Validity is not a test property but a quality of inferences drawn from scores in a specific context. Validity evidence comes from five sources: content, response processes, internal structure, relations to external variables, and consequences. Effective interpretation requires designing validation studies that gather evidence relevant to intended uses and interpretations.
From your work on validity evidence frameworks, you know the conceptual pivot that the *Standards for Educational and Psychological Testing* (1999/2014) introduced: validity is not a fixed property of a test, but a judgment about the appropriateness of specific inferences drawn from test scores in specific contexts for specific purposes. A test of reading comprehension may yield valid inferences about reading ability while yielding invalid inferences when used to make employment decisions in a job that does not require reading. The test did not change; the inference changed. This reframing dissolves the older tripartite distinction (content validity, criterion validity, construct validity) and replaces it with a unified concept: an argument that evidence supports, or fails to support, a score interpretation.

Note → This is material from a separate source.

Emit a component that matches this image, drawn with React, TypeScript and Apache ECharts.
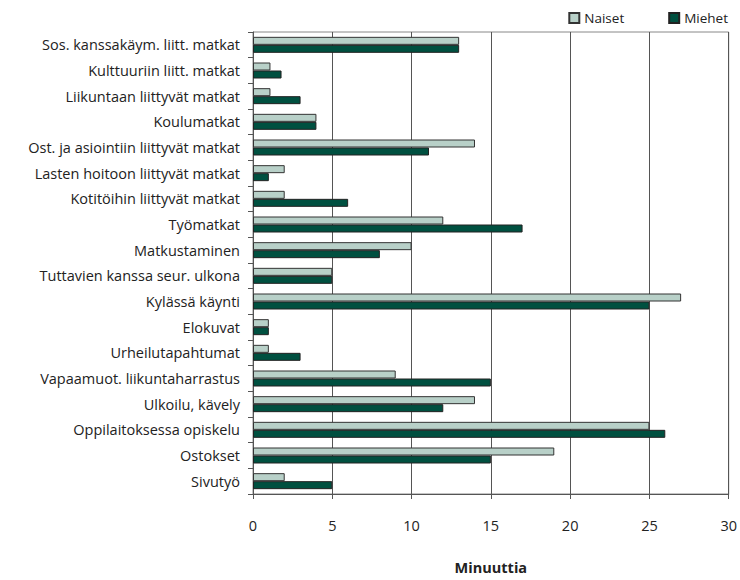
import React, { useEffect, useRef } from "react";
import * as echarts from "echarts";

const categories = [
  "Sos. kanssakäym. liitt. matkat",
  "Kulttuuriin liitt. matkat",
  "Liikuntaan liittyvät matkat",
  "Koulumatkat",
  "Ost. ja asiointiin liittyvät matkat",
  "Lasten hoitoon liittyvät matkat",
  "Kotitöihin liittyvät matkat",
  "Työmatkat",
  "Matkustaminen",
  "Tuttavien kanssa seur. ulkona",
  "Kylässä käynti",
  "Elokuvat",
  "Urheilutapahtumat",
  "Vapaamuot. liikuntaharrastus",
  "Ulkoilu, kävely",
  "Oppilaitoksessa opiskelu",
  "Ostokset",
  "Sivutyö",
];

const naiset = [13, 1.1, 1.1, 4, 14, 2, 2, 12, 10, 5, 27, 1, 1, 9, 14, 25, 19, 2];
const miehet = [13, 1.8, 3, 4, 11.1, 1, 6, 17, 8, 5, 25, 1, 3, 15, 12, 26, 15, 5];

const xTicks = [0, 5, 10, 15, 20, 25, 30];

const FONT = "Open Sans";

export default function App() {
  const ref = useRef<HTMLDivElement>(null);
  useEffect(() => {
    document.body.style.margin = "0";
    const chart = echarts.init(ref.current!, null, { renderer: "svg" });
    chart.setOption({
      animation: false,
      textStyle: { fontFamily: FONT },
      legend: {
        data: ["Naiset", "Miehet"],
        top: 6,
        right: 7,
        icon: "rect",
        itemWidth: 10,
        itemHeight: 10,
        itemGap: 44,
        textStyle: { fontFamily: FONT, fontSize: 13.5, color: "#222" },
      },
      grid: {
        left: 253,
        right: 7,
        top: 32,
        bottom: 73,
        show: true,
        borderColor: "#888",
        borderWidth: 1,
      },
      xAxis: {
        type: "value",
        min: xTicks[0],
        max: xTicks[xTicks.length - 1],
        interval: 5,
        name: "Minuuttia",
        nameLocation: "middle",
        nameGap: 66,
        nameTextStyle: { fontFamily: FONT, fontSize: 14.5, fontWeight: "bold", color: "#222" },
        axisLine: { show: true, lineStyle: { color: "#555", width: 1 } },
        axisTick: { show: true, length: 5, lineStyle: { color: "#555" } },
        axisLabel: { fontFamily: FONT, fontSize: 14.5, color: "#222", margin: 24 },
        splitLine: { show: true, lineStyle: { color: "#555", width: 1 } },
      },
      yAxis: {
        type: "category",
        data: categories,
        inverse: true,
        axisLine: { show: true, lineStyle: { color: "#555", width: 1 } },
        axisTick: { show: true, length: 5, lineStyle: { color: "#555" } },
        axisLabel: { fontFamily: FONT, fontSize: 14.5, color: "#222", margin: 13 },
        splitLine: { show: false },
      },
      series: [
        {
          name: "Naiset",
          type: "bar",
          data: naiset,
          barWidth: 8,
          barGap: "0%",
          itemStyle: { color: "#b8d0c8", borderColor: "#333", borderWidth: 1 },
        },
        {
          name: "Miehet",
          type: "bar",
          data: miehet,
          barWidth: 8,
          barGap: "0%",
          itemStyle: { color: "#005040", borderColor: "#222", borderWidth: 1 },
        },
      ],
    });
    return () => chart.dispose();
  }, []);
  return <div ref={ref} style={{ width: 740, height: 580 }} />;
}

The five sources of validity evidence define the terrain of that argument. Content evidence asks whether the test items adequately represent the domain of interest — established through expert review, content mapping, and alignment studies. Response process evidence asks whether examinees are actually doing what the test intends — established through think-aloud protocols, eye-tracking, or cognitive interviewing. A math test may be measuring reading ability instead of mathematical reasoning if the items are verbally dense; response process data can reveal this. Internal structure evidence asks whether the item relationships within the test match the hypothesized structure of the construct — established through factor analysis and IRT model fit. Relations to external variables evidence asks whether scores correlate with other measures as theory predicts — convergent correlations with measures of the same construct, discriminant correlations with measures of different constructs. Consequential evidence asks whether the use of test scores produces intended outcomes and whether unintended consequences exist.

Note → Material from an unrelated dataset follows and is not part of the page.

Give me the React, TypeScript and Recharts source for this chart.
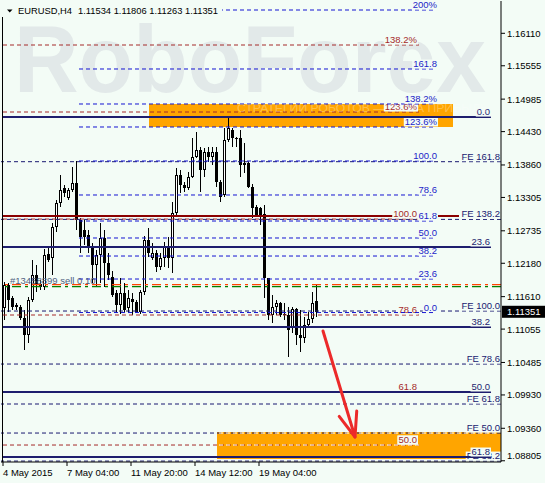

Designing a validation study means deciding which sources of evidence are most relevant to the intended interpretation and then building a research program to gather them. Not all five sources need equal attention for every test: a straightforward knowledge assessment for a licensure exam may require principally content evidence and criterion evidence (can licensed practitioners actually do the job?), while a novel measure of an abstract psychological construct like "grit" requires heavy investment in internal structure and discriminant validity research. The interpretive argument framework (Kane, 2006) makes this structure explicit: the test developer states the chain of inferences from observed score to ultimate decision, then identifies each inference as a link, and specifies what evidence would strengthen or break each link.
The most common failure mode in test development is gathering validity evidence *after* widespread deployment, when negative findings are costly to act on. Best practice is to design the validation program before the test is used operationally: pilot data should inform both item refinement and the evidentiary argument simultaneously. If the intended interpretation is that high scorers are more qualified for a clinical position, then criterion-related studies should be designed with the hiring outcome in mind — not added retroactively when someone questions the test's use. Validity is an ongoing process of accumulation, not a one-time certification, and each new population, context, or decision changes the evidentiary requirements.